Oil Price Speculation

Robert Waldmann

I almost feel I might disagree with Paul Krugman about international economics with imperfect competition. In particular Krugman confidently asserts that the wild swings in the the price of petroleum are the result of simple supply and demand curves (which are both extremely price inelastic so almost vertical) and not of speculation. He argues that speculation can only affect the spot market price via hoarding. Given supply and demand curves, the only way to affect the spot price is to take product off the market. This didn’t happen during the period of increasing petroleum prices so it was peak oil not speculation.

Given supply and demand curves.

So what do we have to assume to get supply and demand curves ? After the jump I wonder.

update: Well that was quick. Rule number 1 never debate Paul Krugman. Rule number 2 when Krugman seems to be wrong, look at rule number 1.

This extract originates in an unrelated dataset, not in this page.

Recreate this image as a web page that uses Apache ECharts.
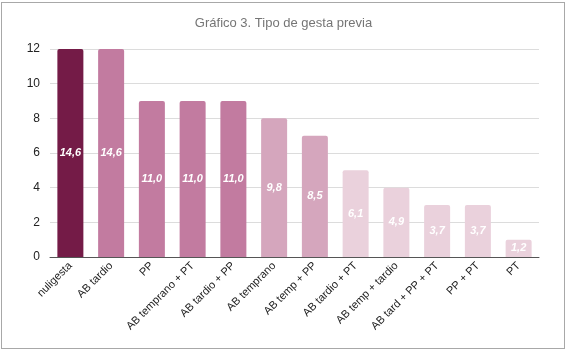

Krugman has a new post on oil prices and speculation. He notes that this time the price increase is clearly being caused by speculation (which might be perfectly rational) as is shown by the build up of inventories of stored oil above the ground. This means that my theory (after the jump) about how speculation can affect oil prices without causing large inventories of oil above the ground is false unless I can explain what is different now compared to a year ago. This is possible (spare oil tankers not required for shipping are being used for storage) but does sound like special pleading.

To have supply and demand curves it is sufficient (but not necessary) that there be perfect competition. The fact is that some economists tend to accidentally assume perfect competition without thinking. Paul Krugman is not one of those economists and, besides, competition in the market for petroleum is very famously not perfect (remember OPEC ?).

It is also possible to derive a supply curve for a monopolist or for a Cournot oligopoly. To get a supply curve from a cartel one has to consider game theory, but I’d say OPEC can be considered to be Saudi Arabia plus free riders.

However, and crucially, the derivation assumes that the suppliers maximize the present value of revenues. Perfect competition is not needed, but rationality is.

Clearly the fact that Saudi Arabia has oil and wants other things can’t imply anything including a supply curve. If they are total crazy fools they might do anything.

Also, importantly, under imperfect competition the cost of a small deviation from the optimal present value of revenue maximizing price is small squared. The cost of huge pricing errors is huge squared, but after decades of near price stability a boundedly rational non fool might have little idea about pricing as the costs of mistakes are tiny even calculated with the benefit of hind sight.

So how about this model. Saudi Arabia charges a spot price which is a simple function of the futures price and pumps enough to meet demand. They follow this rule unless they are pumping at capacity, in which case they charge a higher price, or less than half of capacity, in which case they charge a lower price.

The futures price would then feed right into the spot price so long as Saudi Arabia is pumping between half and full capacity.

The hoarding of oil is all under the Saudi desert.

The only difference between my model and Krugman’s is that Krugman believes that Saudi Arabia has long been pumping all it can. True Saudi pumping capacity is, in fact, an unobservable variable. One can’t tell if futures market speculation controls the spot price of petroleum without knowing how much oil Saudi Arabia can pump. They are telling us a number, but they are presumably lying so we just don’t know.